Short biography of Elliot MacDavis



Short biography of Elliot MacDavis



by David Barth
written February 2010.

This is a short biography of Elliot MacDavis. A pseudonym is used to protect his identity.

I met Elliot MacDavis when he came to work for the company I was with in 1990. He was about 25 years old, and had learned the basics of the Cobol programming language at a previous job. I, as a Cobol expert, helped him learn some of the fine points of the language, good logic, and systems analysis.

Elliot was very smart and a quick study. He soon became a rising star in the company. He learned a data base language, Integrated Data Management System (IDMS) we used for data storage and access.

He was a pal with a girl about his age, and everyone assumed that they were an item. The truth is that both he and she were gay, and were just friends. They had not "come out" at that time for fear of losing their jobs. I didn’t find out that they were gay until years later when a mutual friend told me.

Elliot was brought up in a poor family in eastern Iowa. His father was a drunkard. One night when Elliot was a teenager, he rode in a car driven by his older brother. They had a terrible accident, and his brother was killed. Elliot’s father blamed Elliot for the accident, and his blame was relentless, forcing Elliot to leave home and go out on his own at a young age.

He got a job as a waiter where he met others with his same orientation. Around that time he began weight training and developed a very muscular body. He was hired as a Chippendale and danced at clubs frequented by women. He made good money, much of it from tips stuffed into his pants by female clients of the club. However, women were continually begging him to go to bed with them, a concept that he loathed. He eventually quit that job, even though his income was incredible.

Elliot was unhappy because of his orientation, and he sought help. A counselor suggested that he could get religion and that would cause him to "go straight," so Elliot began taking religion classes. While taking the classes he was paired with a girl, was told that they made a good couple, and that to help him go straight, they should marry. Elliot agreed to marry this girl, hoping that it would solve his "problem." On their wedding night, Elliot found that his new wife was gay and wouldn’t have anything to do with him. Their marriage was never consummated and they had an annulment shortly after. Elliot dropped out of the religious program, very discouraged.

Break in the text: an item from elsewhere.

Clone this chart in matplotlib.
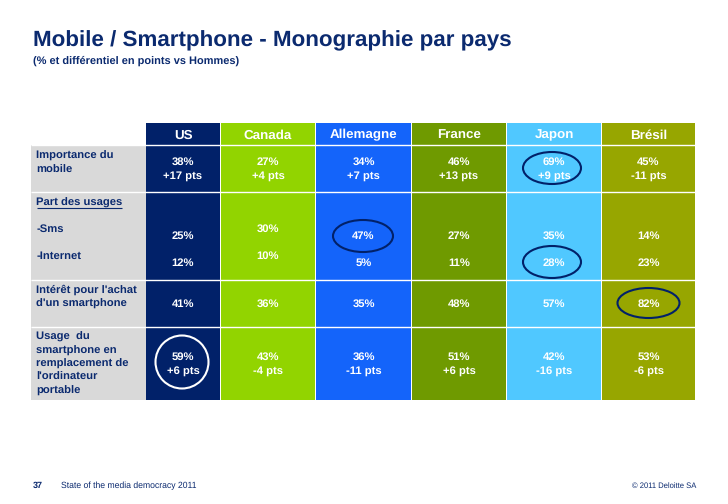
import matplotlib
matplotlib.use('Agg')
import matplotlib.pyplot as plt
from matplotlib.patches import Rectangle, Ellipse

plt.rcParams['font.family'] = ['Liberation Sans', 'DejaVu Sans']
plt.rcParams['text.hinting'] = 'no_hinting'
plt.rcParams['text.hinting_factor'] = 8

NAVY = '#0b2a6f'

# data
pays = ['US', 'Canada', 'Allemagne', 'France', 'Japon', 'Brésil']
couleurs = ['#012169', '#92d400', '#1464fa', '#6f9a00', '#50c8ff', '#97a600']
importance = ['38%\n+17 pts', '27%\n+4 pts', '34%\n+7 pts', '46%\n+13 pts', '69%\n+9 pts', '45%\n-11 pts']
sms = ['25%', '30%', '47%', '27%', '35%', '14%']
internet = ['12%', '10%', '5%', '11%', '28%', '23%']
interet = ['41%', '36%', '35%', '48%', '57%', '82%']
usage = ['59%\n+6 pts', '43%\n-4 pts', '36%\n-11 pts', '51%\n+6 pts', '42%\n-16 pts', '53%\n-6 pts']

# layout in image pixels
col_edges = [146, 221, 316, 412, 507, 602, 696]
row_edges = [145, 191.5, 279.5, 326.5, 400]

fig = plt.figure(figsize=(7.28, 5.04), dpi=100)
ax = fig.add_axes([0, 0, 1, 1])
ax.set_xlim(0, 728)
ax.set_ylim(504, 0)
ax.axis('off')

# title
ax.text(33, 40.5, 'Mobile / Smartphone - Monographie par pays', color=NAVY, fontsize=16.1,
        fontweight='bold', va='center')
ax.text(33, 60.5, '(% et différentiel en points vs Hommes)', color=NAVY, fontsize=7.9,
        fontweight='bold', va='center')

# colour columns
for i, (p, c) in enumerate(zip(pays, couleurs)):
    x0, x1 = col_edges[i], col_edges[i + 1]
    ax.add_patch(Rectangle((x0, 123), x1 - x0 - 1, 277, color=c, lw=0))
    ax.text((x0 + x1) / 2 - 0.5, 138.6, p, color='white', fontsize=9.6, fontweight='bold',
            ha='center', va='baseline')

# row labels background
for y0, y1 in zip(row_edges[:-1], row_edges[1:]):
    ax.add_patch(Rectangle((31, y0), 115, y1 - y0, color='#d9d9d9', lw=0))

# white row separators
ax.hlines([144.5] + row_edges[1:-1], 31, 696, color='white', lw=1)
ax.add_patch(Rectangle((31, 123), 115, 22, color='white', lw=0))

# row labels, one text per line so the pitch stays even
def label(y, txt):
    for k, line in enumerate(txt.split('\n')):
        ax.text(36.5, y + k * 13.4, line, color=NAVY, fontsize=8.1, fontweight='bold', va='baseline')

label(159, 'Importance du\nmobile')
label(206, 'Part des usages')
ax.hlines(207.5, 36.5, 122, color=NAVY, lw=0.8)
label(232, '-Sms')
label(259, '-Internet')
label(293, 'Intérêt pour l\'achat\nd\'un smartphone')
label(340, 'Usage  du\nsmartphone en\nremplacement de\nl\'ordinateur\nportable')

# values
def cell(i, y, txt):
    x = (col_edges[i] + col_edges[i + 1]) / 2 - 0.5
    for k, line in enumerate(txt.split('\n')):
        ax.text(x, y + k * 14, line, color='white', fontsize=8.1, fontweight='bold',
                ha='center', va='baseline')

for i in range(6):
    cell(i, 165, importance[i])
    # Canada sits a bit higher than the others
    cell(i, 232 if i == 1 else 239, sms[i])
    cell(i, 259 if i == 1 else 266, internet[i])
    cell(i, 306.5, interet[i])
    cell(i, 360, usage[i])

# highlights
for cx, cy, w, h in [(552, 168, 58, 32), (363, 236, 60, 32), (552, 262, 58, 32), (648.5, 303, 62, 30)]:
    ax.add_patch(Ellipse((cx, cy), w, h, fill=False, ec='#012169', lw=1.5))
ax.add_patch(Ellipse((182, 362), 53, 53, fill=False, ec='white', lw=1.5))

# footer
ax.text(33, 486, '37', color=NAVY, fontsize=6.5, fontweight='bold', va='center')
ax.text(61, 486, 'State of the media democracy 2011', color=NAVY, fontsize=6.2, va='center')
ax.text(696, 486, '© 2011 Deloitte SA', color=NAVY, fontsize=5.5, ha='right', va='center')

fig.savefig('out.png', dpi=100)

During his religious classes, Elliot had acquired a significant volume of information about religion, and he felt the whole concept of religion was a hoax perpetrated on people with a weak self-image, and promoted by church "elders" who derived power and money from their flock. Whenever someone would approach Elliot about joining a church, he was able to quote scripture and show the missionary how stupid, contradictory, and self-serving the Bible and religion were.

Elliot worked for several companies, and always became a star in the field of data processing. He was highly appreciated and well-paid for his work. He worked for a company back east for a few years, then worked in Phoenix, and finally, returned to Colorado where his parents had moved. By this time, they lived in a broken down trailer in a farming area north of Denver. Their sole source of income was social security, and his father still drank. Elliot had a sister, and the two of them checked on his mother and father from time to time, but Elliot’s relationship with his father continued to be strained.

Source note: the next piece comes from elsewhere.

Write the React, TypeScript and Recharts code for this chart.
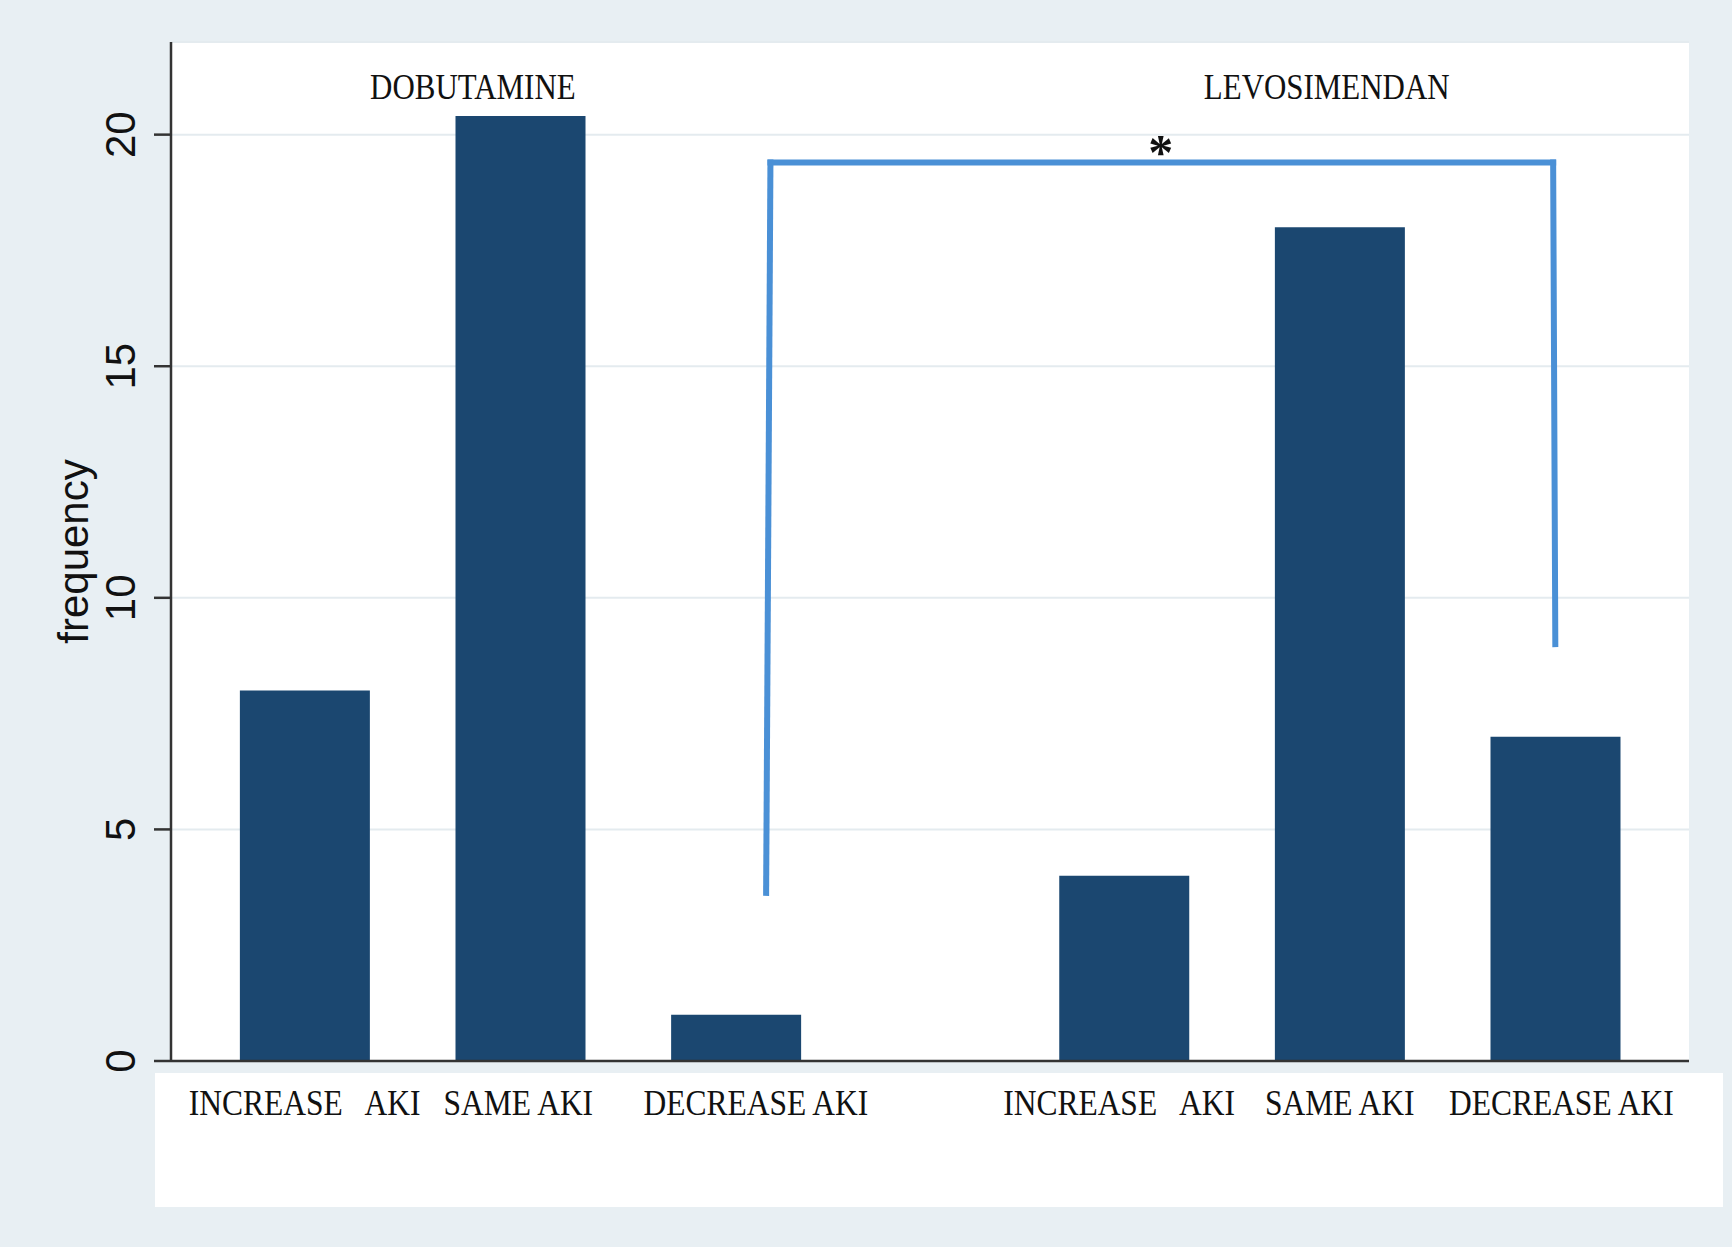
import React from 'react';
import {
	Bar,
	CartesianGrid,
	ComposedChart,
	ReferenceDot,
	ReferenceLine,
	XAxis,
	YAxis,
} from 'recharts';

// bar slots on a numeric axis (second group starts after a gap)
const barPositions = [0, 1, 2, 3.8, 4.8, 5.8];
const barLabels = [
	'INCREASE   AKI',
	'SAME AKI',
	'DECREASE AKI',
	'INCREASE   AKI',
	'SAME AKI',
	'DECREASE AKI',
];
const frequency = [8, 20.4, 1, 4, 18, 7];

const yTicks = [0, 5, 10, 15, 20];

const groupTitles = ['DOBUTAMINE', 'LEVOSIMENDAN'];
const groupTitleX = [0.78, 4.74];
const groupTitleY = 20.77;

// significance bracket (x, frequency)
const bracketX = [2.14, 2.16, 5.79, 5.8];
const bracketY = [3.63, 19.4, 19.4, 9.0];
const starX = 3.97;
const starY = 19.25;

const data = barPositions.map((pos, i) => ({
	pos,
	label: barLabels[i],
	value: frequency[i],
}));

const bracketSegments = bracketX.slice(1).map((x, i) => [
	{ x: bracketX[i], y: bracketY[i] },
	{ x, y: bracketY[i + 1] },
]);

const BAR_COLOR = '#1b4770';
const BRACKET_COLOR = '#4a90d6';
const AXIS_COLOR = '#333';
const SERIF = "'Liberation Serif', 'Times New Roman', serif";
const SANS = "'Liberation Sans', Arial, sans-serif";

// the labels in the original sit slightly off their bars
const LABEL_DX = [0, -2, 20, -5, 0, 6];

// condensed serif text, as in the Stata export
const Condensed = (props: { x: number; y: number; size: number; sx: number; children: string }) => (
	<g transform={`translate(${props.x}, ${props.y}) scale(${props.sx}, 1)`}>
		<text
			x={0}
			y={0}
			textAnchor="middle"
			fontFamily={SERIF}
			fontSize={props.size}
			fill="#111"
			style={{ whiteSpace: 'pre' }}
		>
			{props.children}
		</text>
	</g>
);

const XTick = (props: any) => {
	const { x, y, payload } = props;
	const idx = barPositions.indexOf(payload.value);
	if (idx < 0) return null;
	return (
		<Condensed x={x + LABEL_DX[idx]} y={y + 46} size={35} sx={0.9}>
			{barLabels[idx]}
		</Condensed>
	);
};

const YTick = (props: any) => {
	const { x, y, payload } = props;
	const bx = x - 19;
	return (
		<text
			x={bx}
			y={y}
			transform={`rotate(-90, ${bx}, ${y})`}
			textAnchor="middle"
			fontFamily={SANS}
			fontSize={42}
			fill="#111"
		>
			{payload.value}
		</text>
	);
};

const YLabel = (props: any) => {
	const { viewBox } = props;
	const x = viewBox.x + 88;
	const y = viewBox.y + viewBox.height / 2;
	return (
		<text
			x={x}
			y={y}
			transform={`rotate(-90, ${x}, ${y})`}
			textAnchor="middle"
			fontFamily={SANS}
			fontSize={42}
			fill="#111"
		>
			frequency
		</text>
	);
};

export default function App() {
	return (
		<div
			style={{
				position: 'absolute',
				left: 0,
				top: 0,
				width: 1732,
				height: 1247,
				background: '#e8eff3',
			}}
		>
			{/* white band behind the category labels */}
			<div
				style={{
					position: 'absolute',
					left: 155,
					top: 1073,
					width: 1568,
					height: 134,
					background: '#fff',
				}}
			/>
			<div style={{ position: 'absolute', left: 0, top: 0 }}>
				<ComposedChart
					width={1732}
					height={1247}
					data={data}
					margin={{ top: 42, right: 43, bottom: 0, left: 0 }}
				>
					<CartesianGrid
						vertical={false}
						stroke="#e4ebef"
						strokeWidth={2}
						fill="#fff"
					/>
					<XAxis
						dataKey="pos"
						type="number"
						domain={[-0.62, 6.42]}
						ticks={barPositions}
						interval={0}
						allowDataOverflow
						height={186}
						tickLine={false}
						axisLine={{ stroke: AXIS_COLOR, strokeWidth: 2.5 }}
						tick={<XTick />}
					/>
					<YAxis
						type="number"
						domain={[0, 22]}
						ticks={yTicks}
						width={171}
						tickSize={17}
						tickMargin={0}
						tickLine={{ stroke: AXIS_COLOR, strokeWidth: 2.5 }}
						axisLine={{ stroke: AXIS_COLOR, strokeWidth: 2.5 }}
						tick={<YTick />}
						label={<YLabel />}
					/>
					<Bar
						dataKey="value"
						fill={BAR_COLOR}
						barSize={130}
						isAnimationActive={false}
					/>
					{bracketSegments.map((seg, i) => (
						<ReferenceLine
							key={`br-${i}`}
							segment={seg}
							stroke={BRACKET_COLOR}
							strokeWidth={6}
							strokeLinecap="square"
							ifOverflow="visible"
						/>
					))}
					{groupTitles.map((t, i) => (
						<ReferenceDot
							key={t}
							x={groupTitleX[i]}
							y={groupTitleY}
							r={0}
							ifOverflow="visible"
							shape={(p: any) => (
								<Condensed x={p.cx} y={p.cy} size={36} sx={0.86}>
									{t}
								</Condensed>
							)}
						/>
					))}
					<ReferenceDot
						x={starX}
						y={starY}
						r={0}
						ifOverflow="visible"
						shape={(p: any) => (
							<text
								x={p.cx}
								y={p.cy}
								textAnchor="middle"
								fontFamily={SERIF}
								fontSize={50}
								fontWeight="bold"
								fill="#111"
							>
								*
							</text>
						)}
					/>
				</ComposedChart>
			</div>
		</div>
	);
}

A friend of mine happened to interview for a computer position at the same company where Elliot worked, and he was the hiring manager. He hired her. From time to time she would walk by Elliot’s cubicle and see him surfing the web, looking at gay sites. Apparently, he was seeking a partner.

Elliot decided that he wanted kids, so he arranged to have a lady in Ohio be a surrogate mother. He made a sperm deposit which was placed into her, and nine months later, she bore a daughter. The cost to Elliot was about $30,000, but he could afford it on his ample salary.

He brought his daughter back to Colorado to live with him. He was a loving and caring father, and he took very good care of her. A year later, he decided that he didn’t want his daughter to be an only child, so he again arranged for the same Ohio woman to carry another child. This time the surrogate mother had twins, a girl and a boy. Elliot adopted both of them.

The male twin had some sort of encephalitic condition which caused his eyes to bulge, resulting in his having several operations to control the problem. Evidence of any mental degradation would have to be determined when the child was older.

Around the time that he acquired his second and third children, he found a man in Pennsylvania who was also looking for a partner. The Pennsylvanian moved to Denver and became part of the family. Elliot’s partner loved his kids and took care of them while Elliot was at work. The partner worked from time to time singing in local establishments.

The new partner and Elliot’s kids bonded, and Elliot considered allowing the partner to adopt them so that he and Elliot would have an equal legal relationship with the children.

About six years after Elliot and his partner got together, the partner left and never returned. We don’t know the details, but it was a breakup. Elliot was thankful that he had not carried out his one-time plan to allow his partner to adopt the kids.

At the time of this writing, as far as is known, Elliot is raising his three kids without a partner and providing his three kids with a loving, caring family atmosphere.